Paul closes out this section with these words:
Verse 13, “Judge for yourselves: is it proper for a wife to pray to God with her head uncovered? Does not nature itself teach you that if a man wears long hair it is a disgrace for him, but if a woman has long hair, it is her glory? For her hair is given to her for a covering. If anyone is inclined to be contentious, we have no such practice, nor do the churches of God.” (I Corinthians 11:13-16)
Paul is simply saying that all you have to do is look at nature and you can see that there is clearly a difference between a man and a woman…and I hope that’s not new information for you! In their culture, a lot of that was symbolized by their hair. In both Jewish and Greek cultures, short hair was common for men. And, in almost every culture, women typically wear their hair longer than men.
But Paul is not saying here that a woman can’t have short hair and a man can’t have long hair. If he is, then who gets to decide how short is too short and how long is too long? Paul is simply saying that there’s a difference between men and women. And the fact that women throughout history have used their long hair as a covering for their head was an indication that they should have been willing to wear a head covering when they prayed.
Verse 16 is an interesting verse. Paul basically says that there are always going to be people who will want to argue about this, people that are contentious. And Paul says in essence, “Hey, here’s the deal; this is the way it is in all the churches and I really don’t want to argue about it; so, I’m sorry if you don’t like it.” And that closes out his discussion of this matter.
Now, as I said, Paul is going to come back in chapter 14 to say more about the role of women, but let’s close this morning by making some application of what Paul has said here in this passage.

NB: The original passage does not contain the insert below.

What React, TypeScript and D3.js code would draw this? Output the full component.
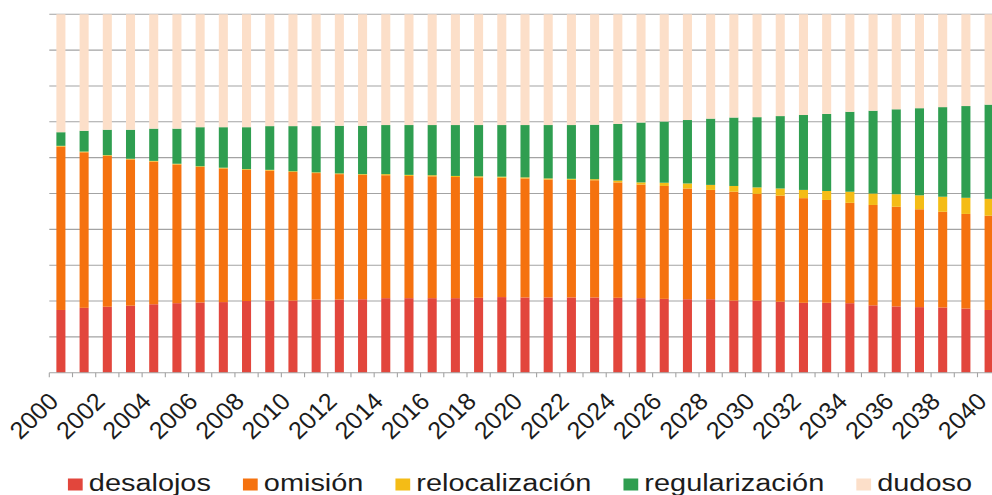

Those of us who are husbands and wives need to recognize that our marriage is supposed to be a picture of the relationship between Christ and his church. That means that those of us who are husbands need to properly represent the sacrificing love of Christ in our marriage. I believe my calling, my responsibility, is to represent Christ in my home, to sacrifice myself in order to create an environment where Sueanne and our children can flourish as the people God has made them to be. That’s my assignment.
And the role of the wife is to represent the redeemed people of God, the church, and how we are to submit to the sacrificing love of Christ. And, at the end of the day, it looks like this: As a father, when I tucked my children into bed at night when they were little, I should be able to say, “If you want to know how much Jesus loves you, just watch how much I love your mother.” That’s the picture; that’s the theological picture.
And mothers need to be able to say to their children, “If you want to know how we are supposed to respond to the love of Jesus, just watch how I respond to your father.”
It’s a beautiful theological picture that is played out in the home. It’s not that every man is the head of every woman, but the husband is the head of the wife. And through their relationship, we teach the world something about Jesus and his church, about the relationship that God has with his people.